ASU’s SkySong Center in Scottsdale has yet to make a profit, leaving some city officials questioning its place in the city.
The building, at McDowell and Scottsdale roads, was approved in 2005 by the city of Scottsdale, which paid $81 million for the structure and land. The agreement said the University would begin to repay the city as soon as it started turning a profit after March 2008, when tenants moved in.
Don Couvillion, who oversees Skysong as the ASU Foundation’s vice president of real estate, said the project was originally conceived to revitalize south Scottsdale, but profits weren’t expected immediately.

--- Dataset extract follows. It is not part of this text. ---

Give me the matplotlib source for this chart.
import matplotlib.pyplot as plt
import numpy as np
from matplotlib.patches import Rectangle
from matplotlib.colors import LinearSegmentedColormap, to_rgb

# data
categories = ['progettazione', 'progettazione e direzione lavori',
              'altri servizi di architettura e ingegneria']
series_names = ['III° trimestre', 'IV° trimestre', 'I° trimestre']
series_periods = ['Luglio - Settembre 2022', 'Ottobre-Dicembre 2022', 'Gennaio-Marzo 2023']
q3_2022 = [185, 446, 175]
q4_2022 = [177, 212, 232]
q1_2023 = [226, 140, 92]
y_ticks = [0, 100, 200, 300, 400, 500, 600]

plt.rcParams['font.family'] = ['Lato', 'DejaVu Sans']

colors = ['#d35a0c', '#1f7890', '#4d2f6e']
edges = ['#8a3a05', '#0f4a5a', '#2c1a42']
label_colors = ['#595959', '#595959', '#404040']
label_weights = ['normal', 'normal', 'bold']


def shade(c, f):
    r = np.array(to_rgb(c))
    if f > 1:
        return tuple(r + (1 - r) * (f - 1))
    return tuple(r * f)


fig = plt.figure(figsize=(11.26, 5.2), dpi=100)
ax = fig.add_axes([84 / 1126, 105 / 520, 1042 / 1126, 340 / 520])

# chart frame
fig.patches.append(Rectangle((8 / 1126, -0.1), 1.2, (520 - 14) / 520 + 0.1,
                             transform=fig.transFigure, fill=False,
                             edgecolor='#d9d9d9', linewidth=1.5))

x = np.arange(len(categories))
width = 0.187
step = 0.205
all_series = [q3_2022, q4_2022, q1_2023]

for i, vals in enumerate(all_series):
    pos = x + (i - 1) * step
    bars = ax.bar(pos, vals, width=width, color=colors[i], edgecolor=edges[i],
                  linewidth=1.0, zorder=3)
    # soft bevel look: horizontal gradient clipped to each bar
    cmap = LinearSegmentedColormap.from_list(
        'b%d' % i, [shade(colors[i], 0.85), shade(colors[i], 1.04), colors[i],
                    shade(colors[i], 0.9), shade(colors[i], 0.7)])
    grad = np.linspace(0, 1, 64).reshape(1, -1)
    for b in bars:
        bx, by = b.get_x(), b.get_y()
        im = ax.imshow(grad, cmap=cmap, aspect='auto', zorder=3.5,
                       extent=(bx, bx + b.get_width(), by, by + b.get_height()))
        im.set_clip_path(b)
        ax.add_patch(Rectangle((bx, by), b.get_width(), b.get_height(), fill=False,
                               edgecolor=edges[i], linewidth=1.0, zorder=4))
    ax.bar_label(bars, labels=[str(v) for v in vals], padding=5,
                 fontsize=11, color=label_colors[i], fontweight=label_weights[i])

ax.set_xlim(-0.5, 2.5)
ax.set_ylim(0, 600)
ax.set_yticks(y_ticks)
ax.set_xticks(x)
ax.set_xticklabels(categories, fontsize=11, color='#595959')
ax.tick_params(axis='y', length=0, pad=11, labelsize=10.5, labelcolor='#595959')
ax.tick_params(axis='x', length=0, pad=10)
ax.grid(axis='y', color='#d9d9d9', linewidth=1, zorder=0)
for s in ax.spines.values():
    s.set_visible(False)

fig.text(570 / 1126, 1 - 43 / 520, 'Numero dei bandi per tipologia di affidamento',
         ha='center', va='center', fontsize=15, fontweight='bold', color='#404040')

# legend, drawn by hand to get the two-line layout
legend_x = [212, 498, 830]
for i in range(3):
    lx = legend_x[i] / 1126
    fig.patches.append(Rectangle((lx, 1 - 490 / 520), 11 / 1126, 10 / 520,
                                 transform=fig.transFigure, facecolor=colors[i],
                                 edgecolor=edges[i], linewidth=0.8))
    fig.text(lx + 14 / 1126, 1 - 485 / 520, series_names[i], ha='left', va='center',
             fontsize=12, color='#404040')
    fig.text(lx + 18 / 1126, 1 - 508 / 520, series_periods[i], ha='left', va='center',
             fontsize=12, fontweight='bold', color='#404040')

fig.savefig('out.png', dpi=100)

“We came in with the city, putting down money to buy land and build infrastructure,” he said. “We always had a long-time goal of paying that money back to the city.”
Scottsdale spokesman Mike Phillips said when the city invested the money in 2005, there was an agreement that it would be paid back.
“The vision of the council at that time was that the project would repay that money the city provided through the profits generated offsite over the next 30 or 40 years,” he said.
McDowell and Scottsdale roads are a crucial part of the city as an established neighborhood — it was a vision that something could occur there that would be an asset to the city, Phillips said.
One councilman who opposed the building from the start was Bob Littlefield, who said the deal was full of hot air.
“A revitalization of south Scottsdale was supposed to occur,” he said. “But as we predicted, it didn’t.”
The big complaint Littlefield had is that SkySong is costing the city $2.5 million annually.
“Every year the citizens of Scottsdale have to pay that money,” he said. “There’s no guarantee the ASU Foundation will pay a dime.”
This will continue for the next 25 years or so if the center doesn’t make any profit, Littlefield.
“They might [generate revenue], but they might not either,” he said.
Littlefield and former councilman Jim Lane, now the mayor of Scottsdale, were the only two who originally voted against the project in 2004.
Littlefield said the money could have funded education in Scottsdale or its police department.
Couvillion said he and the ASU Foundation never expected a profit until about 10 to 12 years down the road.
“We do with every intention expect to pay the city back,” he said, but the project has to generate profits before it can start repaying Scottsdale.
“Skysong is a good thing for Scottsdale,” Couvillion said. “I think it will prove Bob Littlefield’s impressions are incorrect.”